**EXERCISE BRIEF:**
Restate all the material verbatim, except for the pictures.

**SOURCE DATA:**
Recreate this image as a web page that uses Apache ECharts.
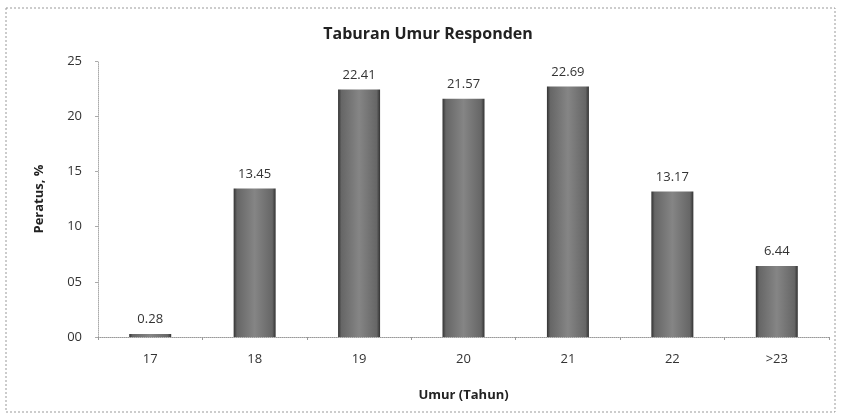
<!DOCTYPE html>
<html><head><meta charset="utf-8">
<script src="https://cdn.jsdelivr.net/npm/echarts@6/dist/echarts.min.js"></script>
<style>html,body{margin:0;padding:0;background:#fff}#c{width:841px;height:419px}</style>
</head><body><div id="c"></div>
<script>
var categories = ['17','18','19','20','21','22','>23'];
var values = [0.28, 13.45, 22.41, 21.57, 22.69, 13.17, 6.44];
var yTicks = ['00','05','10','15','20','25'];
var chart = echarts.init(document.getElementById('c'));
var ff = '"Open Sans", sans-serif';
chart.setOption({
  backgroundColor:'#fff',
  animation:false,
  title:{text:'Taburan Umur Responden', left:423, textAlign:'center', top:21,
    textStyle:{fontFamily:ff, fontSize:16, fontWeight:'bold', color:'#222'}},
  graphic:[{type:'rect', shape:{x:6,y:8,width:829,height:404},
    style:{fill:'none', stroke:'#999', lineWidth:1, lineDash:[2,2]}}],
  grid:{left:98, right:12, top:61, bottom:82},
  xAxis:{type:'category', data:categories, name:'Umur (Tahun)', nameLocation:'middle', nameGap:52,
    nameTextStyle:{fontFamily:ff, fontSize:13, fontWeight:'bold', color:'#222'},
    axisLine:{lineStyle:{color:'#999', type:'dotted'}},
    axisTick:{show:true, length:3, lineStyle:{color:'#999'}},
    axisLabel:{fontFamily:ff, fontSize:13, color:'#333', margin:16}},
  yAxis:{type:'value', min:0, max:25, interval:5, name:'Peratus, %', nameLocation:'middle', nameGap:52,
    nameTextStyle:{fontFamily:ff, fontSize:13, fontWeight:'bold', color:'#222'},
    axisLine:{show:true, lineStyle:{color:'#aaa', type:'dotted'}},
    axisTick:{show:true, length:3, lineStyle:{color:'#aaa'}},
    splitLine:{show:false},
    axisLabel:{fontFamily:ff, fontSize:13, color:'#333', margin:16,
      formatter:function(v){return yTicks[Math.round(v/5)];}}},
  series:[{type:'bar', data:values, barWidth:42,
    itemStyle:{color:new echarts.graphic.LinearGradient(0,0,1,0,[
      {offset:0,color:'#333'},{offset:0.08,color:'#666'},{offset:0.5,color:'#858585'},
      {offset:0.92,color:'#666'},{offset:1,color:'#333'}])},
    label:{show:true, position:'top', distance:8, fontFamily:ff, fontSize:13, color:'#333',
      formatter:function(p){return p.value.toFixed(2);}}}]
});
</script></body></html>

**WRITTEN SOLUTION:**
Recreate this image as a web page that uses Apache ECharts.
<!DOCTYPE html>
<html><head><meta charset="utf-8">
<script src="https://cdn.jsdelivr.net/npm/echarts@6/dist/echarts.min.js"></script>
<style>html,body{margin:0;padding:0;background:#fff}#c{width:841px;height:419px}</style>
</head><body><div id="c"></div>
<script>
var categories = ['17','18','19','20','21','22','>23'];
var values = [0.28, 13.45, 22.41, 21.57, 22.69, 13.17, 6.44];
var yTicks = ['00','05','10','15','20','25'];
var chart = echarts.init(document.getElementById('c'));
var ff = '"Open Sans", sans-serif';
chart.setOption({
  backgroundColor:'#fff',
  animation:false,
  title:{text:'Taburan Umur Responden', left:423, textAlign:'center', top:21,
    textStyle:{fontFamily:ff, fontSize:16, fontWeight:'bold', color:'#222'}},
  graphic:[{type:'rect', shape:{x:6,y:8,width:829,height:404},
    style:{fill:'none', stroke:'#999', lineWidth:1, lineDash:[2,2]}}],
  grid:{left:98, right:12, top:61, bottom:82},
  xAxis:{type:'category', data:categories, name:'Umur (Tahun)', nameLocation:'middle', nameGap:52,
    nameTextStyle:{fontFamily:ff, fontSize:13, fontWeight:'bold', color:'#222'},
    axisLine:{lineStyle:{color:'#999', type:'dotted'}},
    axisTick:{show:true, length:3, lineStyle:{color:'#999'}},
    axisLabel:{fontFamily:ff, fontSize:13, color:'#333', margin:16}},
  yAxis:{type:'value', min:0, max:25, interval:5, name:'Peratus, %', nameLocation:'middle', nameGap:52,
    nameTextStyle:{fontFamily:ff, fontSize:13, fontWeight:'bold', color:'#222'},
    axisLine:{show:true, lineStyle:{color:'#aaa', type:'dotted'}},
    axisTick:{show:true, length:3, lineStyle:{color:'#aaa'}},
    splitLine:{show:false},
    axisLabel:{fontFamily:ff, fontSize:13, color:'#333', margin:16,
      formatter:function(v){return yTicks[Math.round(v/5)];}}},
  series:[{type:'bar', data:values, barWidth:42,
    itemStyle:{color:new echarts.graphic.LinearGradient(0,0,1,0,[
      {offset:0,color:'#333'},{offset:0.08,color:'#666'},{offset:0.5,color:'#858585'},
      {offset:0.92,color:'#666'},{offset:1,color:'#333'}])},
    label:{show:true, position:'top', distance:8, fontFamily:ff, fontSize:13, color:'#333',
      formatter:function(p){return p.value.toFixed(2);}}}]
});
</script></body></html>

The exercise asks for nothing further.